▶ Objective
Copy each of the entries below faithfully, setting aside any pictures.

▶ Entries provided
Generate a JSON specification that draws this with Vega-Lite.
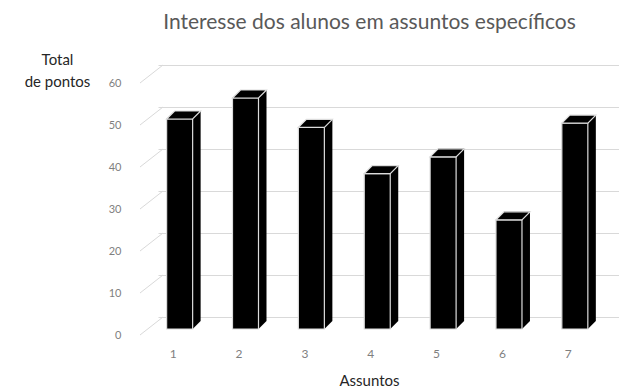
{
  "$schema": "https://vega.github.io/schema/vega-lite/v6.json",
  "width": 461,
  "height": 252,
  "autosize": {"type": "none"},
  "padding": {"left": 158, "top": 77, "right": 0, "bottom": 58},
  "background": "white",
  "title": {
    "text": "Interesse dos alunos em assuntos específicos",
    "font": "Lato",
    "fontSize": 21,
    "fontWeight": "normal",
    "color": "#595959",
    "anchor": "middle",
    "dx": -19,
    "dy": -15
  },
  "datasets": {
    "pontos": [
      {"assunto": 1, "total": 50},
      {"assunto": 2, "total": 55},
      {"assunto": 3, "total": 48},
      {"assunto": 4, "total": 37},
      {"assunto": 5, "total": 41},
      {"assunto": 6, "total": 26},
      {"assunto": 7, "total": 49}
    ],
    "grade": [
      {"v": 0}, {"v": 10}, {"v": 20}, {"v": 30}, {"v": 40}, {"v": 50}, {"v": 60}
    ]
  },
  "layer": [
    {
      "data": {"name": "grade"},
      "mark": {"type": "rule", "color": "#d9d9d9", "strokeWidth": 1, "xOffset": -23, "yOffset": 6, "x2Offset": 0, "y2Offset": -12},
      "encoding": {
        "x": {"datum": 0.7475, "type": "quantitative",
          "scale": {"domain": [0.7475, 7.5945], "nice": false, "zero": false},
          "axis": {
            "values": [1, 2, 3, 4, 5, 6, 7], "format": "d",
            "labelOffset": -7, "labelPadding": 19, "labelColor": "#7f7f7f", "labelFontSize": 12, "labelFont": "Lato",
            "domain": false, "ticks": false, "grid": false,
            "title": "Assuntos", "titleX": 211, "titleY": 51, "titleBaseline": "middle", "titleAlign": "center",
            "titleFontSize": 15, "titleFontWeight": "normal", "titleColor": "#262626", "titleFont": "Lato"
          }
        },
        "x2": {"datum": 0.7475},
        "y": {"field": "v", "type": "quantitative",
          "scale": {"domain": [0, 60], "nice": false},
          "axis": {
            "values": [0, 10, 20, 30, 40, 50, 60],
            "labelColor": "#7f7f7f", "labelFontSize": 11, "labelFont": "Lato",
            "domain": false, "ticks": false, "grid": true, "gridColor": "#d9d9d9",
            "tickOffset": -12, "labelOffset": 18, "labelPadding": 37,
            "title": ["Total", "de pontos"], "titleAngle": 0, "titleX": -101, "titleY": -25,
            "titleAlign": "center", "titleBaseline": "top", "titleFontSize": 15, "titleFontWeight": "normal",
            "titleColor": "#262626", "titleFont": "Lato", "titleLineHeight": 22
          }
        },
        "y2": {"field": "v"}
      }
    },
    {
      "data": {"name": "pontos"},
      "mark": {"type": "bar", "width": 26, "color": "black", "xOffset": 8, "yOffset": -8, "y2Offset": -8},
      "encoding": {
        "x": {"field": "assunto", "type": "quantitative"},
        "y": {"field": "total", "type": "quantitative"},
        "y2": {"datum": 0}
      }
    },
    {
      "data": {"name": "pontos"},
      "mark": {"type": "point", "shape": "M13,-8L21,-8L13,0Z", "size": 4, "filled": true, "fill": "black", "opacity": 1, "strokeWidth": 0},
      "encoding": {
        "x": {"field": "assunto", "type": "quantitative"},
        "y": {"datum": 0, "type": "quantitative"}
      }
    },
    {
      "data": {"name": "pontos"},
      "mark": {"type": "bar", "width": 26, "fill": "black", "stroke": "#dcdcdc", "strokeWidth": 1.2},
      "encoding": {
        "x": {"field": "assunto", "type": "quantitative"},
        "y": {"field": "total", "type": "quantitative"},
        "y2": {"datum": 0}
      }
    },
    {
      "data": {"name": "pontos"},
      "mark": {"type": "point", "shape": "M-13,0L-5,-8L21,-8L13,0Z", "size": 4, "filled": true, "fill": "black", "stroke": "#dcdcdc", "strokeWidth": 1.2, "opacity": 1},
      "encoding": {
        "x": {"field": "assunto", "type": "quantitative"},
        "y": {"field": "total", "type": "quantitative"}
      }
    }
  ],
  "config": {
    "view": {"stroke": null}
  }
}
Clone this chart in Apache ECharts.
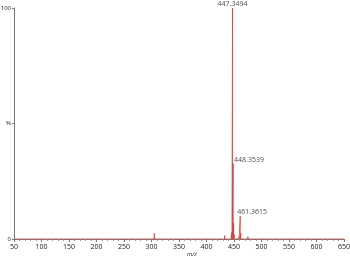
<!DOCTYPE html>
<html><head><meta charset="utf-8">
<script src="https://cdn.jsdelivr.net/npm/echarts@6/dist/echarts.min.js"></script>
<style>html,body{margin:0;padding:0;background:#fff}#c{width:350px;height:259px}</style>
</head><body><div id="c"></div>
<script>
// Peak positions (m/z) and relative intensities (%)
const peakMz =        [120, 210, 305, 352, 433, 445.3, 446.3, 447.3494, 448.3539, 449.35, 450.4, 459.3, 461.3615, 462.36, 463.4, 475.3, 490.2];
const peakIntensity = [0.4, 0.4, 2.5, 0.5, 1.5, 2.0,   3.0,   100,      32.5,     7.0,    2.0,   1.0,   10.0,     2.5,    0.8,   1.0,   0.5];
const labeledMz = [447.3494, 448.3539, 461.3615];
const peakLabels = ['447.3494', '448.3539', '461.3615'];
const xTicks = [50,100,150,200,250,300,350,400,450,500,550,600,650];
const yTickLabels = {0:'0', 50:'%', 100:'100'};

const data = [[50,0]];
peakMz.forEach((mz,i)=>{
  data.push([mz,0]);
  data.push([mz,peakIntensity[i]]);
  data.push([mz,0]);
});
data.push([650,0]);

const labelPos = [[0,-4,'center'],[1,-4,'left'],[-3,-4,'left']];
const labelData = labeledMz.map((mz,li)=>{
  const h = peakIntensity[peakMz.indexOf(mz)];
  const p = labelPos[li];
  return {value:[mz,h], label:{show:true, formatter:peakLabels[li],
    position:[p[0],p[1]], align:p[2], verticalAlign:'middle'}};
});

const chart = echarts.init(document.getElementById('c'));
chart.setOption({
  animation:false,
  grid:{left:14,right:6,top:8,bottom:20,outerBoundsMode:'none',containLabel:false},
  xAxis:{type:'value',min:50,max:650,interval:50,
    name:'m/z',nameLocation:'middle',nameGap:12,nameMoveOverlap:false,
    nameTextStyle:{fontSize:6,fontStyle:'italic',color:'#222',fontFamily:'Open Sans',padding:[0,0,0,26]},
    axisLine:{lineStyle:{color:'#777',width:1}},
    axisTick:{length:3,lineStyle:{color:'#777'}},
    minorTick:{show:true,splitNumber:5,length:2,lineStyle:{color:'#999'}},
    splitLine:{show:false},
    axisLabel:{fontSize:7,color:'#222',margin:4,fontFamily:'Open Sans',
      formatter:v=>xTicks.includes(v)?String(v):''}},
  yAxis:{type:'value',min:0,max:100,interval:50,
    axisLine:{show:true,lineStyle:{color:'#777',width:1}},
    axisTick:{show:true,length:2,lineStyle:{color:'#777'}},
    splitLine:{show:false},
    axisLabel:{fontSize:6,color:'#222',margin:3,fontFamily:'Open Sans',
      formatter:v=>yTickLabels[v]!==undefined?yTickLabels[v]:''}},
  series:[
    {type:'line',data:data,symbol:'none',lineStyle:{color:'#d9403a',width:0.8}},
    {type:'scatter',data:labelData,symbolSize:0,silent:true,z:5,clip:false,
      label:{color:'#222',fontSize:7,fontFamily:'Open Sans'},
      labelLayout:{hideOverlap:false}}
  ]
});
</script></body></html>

▶ Solution
Generate a JSON specification that draws this with Vega-Lite.
{
  "$schema": "https://vega.github.io/schema/vega-lite/v6.json",
  "width": 461,
  "height": 252,
  "autosize": {"type": "none"},
  "padding": {"left": 158, "top": 77, "right": 0, "bottom": 58},
  "background": "white",
  "title": {
    "text": "Interesse dos alunos em assuntos específicos",
    "font": "Lato",
    "fontSize": 21,
    "fontWeight": "normal",
    "color": "#595959",
    "anchor": "middle",
    "dx": -19,
    "dy": -15
  },
  "datasets": {
    "pontos": [
      {"assunto": 1, "total": 50},
      {"assunto": 2, "total": 55},
      {"assunto": 3, "total": 48},
      {"assunto": 4, "total": 37},
      {"assunto": 5, "total": 41},
      {"assunto": 6, "total": 26},
      {"assunto": 7, "total": 49}
    ],
    "grade": [
      {"v": 0}, {"v": 10}, {"v": 20}, {"v": 30}, {"v": 40}, {"v": 50}, {"v": 60}
    ]
  },
  "layer": [
    {
      "data": {"name": "grade"},
      "mark": {"type": "rule", "color": "#d9d9d9", "strokeWidth": 1, "xOffset": -23, "yOffset": 6, "x2Offset": 0, "y2Offset": -12},
      "encoding": {
        "x": {"datum": 0.7475, "type": "quantitative",
          "scale": {"domain": [0.7475, 7.5945], "nice": false, "zero": false},
          "axis": {
            "values": [1, 2, 3, 4, 5, 6, 7], "format": "d",
            "labelOffset": -7, "labelPadding": 19, "labelColor": "#7f7f7f", "labelFontSize": 12, "labelFont": "Lato",
            "domain": false, "ticks": false, "grid": false,
            "title": "Assuntos", "titleX": 211, "titleY": 51, "titleBaseline": "middle", "titleAlign": "center",
            "titleFontSize": 15, "titleFontWeight": "normal", "titleColor": "#262626", "titleFont": "Lato"
          }
        },
        "x2": {"datum": 0.7475},
        "y": {"field": "v", "type": "quantitative",
          "scale": {"domain": [0, 60], "nice": false},
          "axis": {
            "values": [0, 10, 20, 30, 40, 50, 60],
            "labelColor": "#7f7f7f", "labelFontSize": 11, "labelFont": "Lato",
            "domain": false, "ticks": false, "grid": true, "gridColor": "#d9d9d9",
            "tickOffset": -12, "labelOffset": 18, "labelPadding": 37,
            "title": ["Total", "de pontos"], "titleAngle": 0, "titleX": -101, "titleY": -25,
            "titleAlign": "center", "titleBaseline": "top", "titleFontSize": 15, "titleFontWeight": "normal",
            "titleColor": "#262626", "titleFont": "Lato", "titleLineHeight": 22
          }
        },
        "y2": {"field": "v"}
      }
    },
    {
      "data": {"name": "pontos"},
      "mark": {"type": "bar", "width": 26, "color": "black", "xOffset": 8, "yOffset": -8, "y2Offset": -8},
      "encoding": {
        "x": {"field": "assunto", "type": "quantitative"},
        "y": {"field": "total", "type": "quantitative"},
        "y2": {"datum": 0}
      }
    },
    {
      "data": {"name": "pontos"},
      "mark": {"type": "point", "shape": "M13,-8L21,-8L13,0Z", "size": 4, "filled": true, "fill": "black", "opacity": 1, "strokeWidth": 0},
      "encoding": {
        "x": {"field": "assunto", "type": "quantitative"},
        "y": {"datum": 0, "type": "quantitative"}
      }
    },
    {
      "data": {"name": "pontos"},
      "mark": {"type": "bar", "width": 26, "fill": "black", "stroke": "#dcdcdc", "strokeWidth": 1.2},
      "encoding": {
        "x": {"field": "assunto", "type": "quantitative"},
        "y": {"field": "total", "type": "quantitative"},
        "y2": {"datum": 0}
      }
    },
    {
      "data": {"name": "pontos"},
      "mark": {"type": "point", "shape": "M-13,0L-5,-8L21,-8L13,0Z", "size": 4, "filled": true, "fill": "black", "stroke": "#dcdcdc", "strokeWidth": 1.2, "opacity": 1},
      "encoding": {
        "x": {"field": "assunto", "type": "quantitative"},
        "y": {"field": "total", "type": "quantitative"}
      }
    }
  ],
  "config": {
    "view": {"stroke": null}
  }
}
Clone this chart in Apache ECharts.
<!DOCTYPE html>
<html><head><meta charset="utf-8">
<script src="https://cdn.jsdelivr.net/npm/echarts@6/dist/echarts.min.js"></script>
<style>html,body{margin:0;padding:0;background:#fff}#c{width:350px;height:259px}</style>
</head><body><div id="c"></div>
<script>
// Peak positions (m/z) and relative intensities (%)
const peakMz =        [120, 210, 305, 352, 433, 445.3, 446.3, 447.3494, 448.3539, 449.35, 450.4, 459.3, 461.3615, 462.36, 463.4, 475.3, 490.2];
const peakIntensity = [0.4, 0.4, 2.5, 0.5, 1.5, 2.0,   3.0,   100,      32.5,     7.0,    2.0,   1.0,   10.0,     2.5,    0.8,   1.0,   0.5];
const labeledMz = [447.3494, 448.3539, 461.3615];
const peakLabels = ['447.3494', '448.3539', '461.3615'];
const xTicks = [50,100,150,200,250,300,350,400,450,500,550,600,650];
const yTickLabels = {0:'0', 50:'%', 100:'100'};

const data = [[50,0]];
peakMz.forEach((mz,i)=>{
  data.push([mz,0]);
  data.push([mz,peakIntensity[i]]);
  data.push([mz,0]);
});
data.push([650,0]);

const labelPos = [[0,-4,'center'],[1,-4,'left'],[-3,-4,'left']];
const labelData = labeledMz.map((mz,li)=>{
  const h = peakIntensity[peakMz.indexOf(mz)];
  const p = labelPos[li];
  return {value:[mz,h], label:{show:true, formatter:peakLabels[li],
    position:[p[0],p[1]], align:p[2], verticalAlign:'middle'}};
});

const chart = echarts.init(document.getElementById('c'));
chart.setOption({
  animation:false,
  grid:{left:14,right:6,top:8,bottom:20,outerBoundsMode:'none',containLabel:false},
  xAxis:{type:'value',min:50,max:650,interval:50,
    name:'m/z',nameLocation:'middle',nameGap:12,nameMoveOverlap:false,
    nameTextStyle:{fontSize:6,fontStyle:'italic',color:'#222',fontFamily:'Open Sans',padding:[0,0,0,26]},
    axisLine:{lineStyle:{color:'#777',width:1}},
    axisTick:{length:3,lineStyle:{color:'#777'}},
    minorTick:{show:true,splitNumber:5,length:2,lineStyle:{color:'#999'}},
    splitLine:{show:false},
    axisLabel:{fontSize:7,color:'#222',margin:4,fontFamily:'Open Sans',
      formatter:v=>xTicks.includes(v)?String(v):''}},
  yAxis:{type:'value',min:0,max:100,interval:50,
    axisLine:{show:true,lineStyle:{color:'#777',width:1}},
    axisTick:{show:true,length:2,lineStyle:{color:'#777'}},
    splitLine:{show:false},
    axisLabel:{fontSize:6,color:'#222',margin:3,fontFamily:'Open Sans',
      formatter:v=>yTickLabels[v]!==undefined?yTickLabels[v]:''}},
  series:[
    {type:'line',data:data,symbol:'none',lineStyle:{color:'#d9403a',width:0.8}},
    {type:'scatter',data:labelData,symbolSize:0,silent:true,z:5,clip:false,
      label:{color:'#222',fontSize:7,fontFamily:'Open Sans'},
      labelLayout:{hideOverlap:false}}
  ]
});
</script></body></html>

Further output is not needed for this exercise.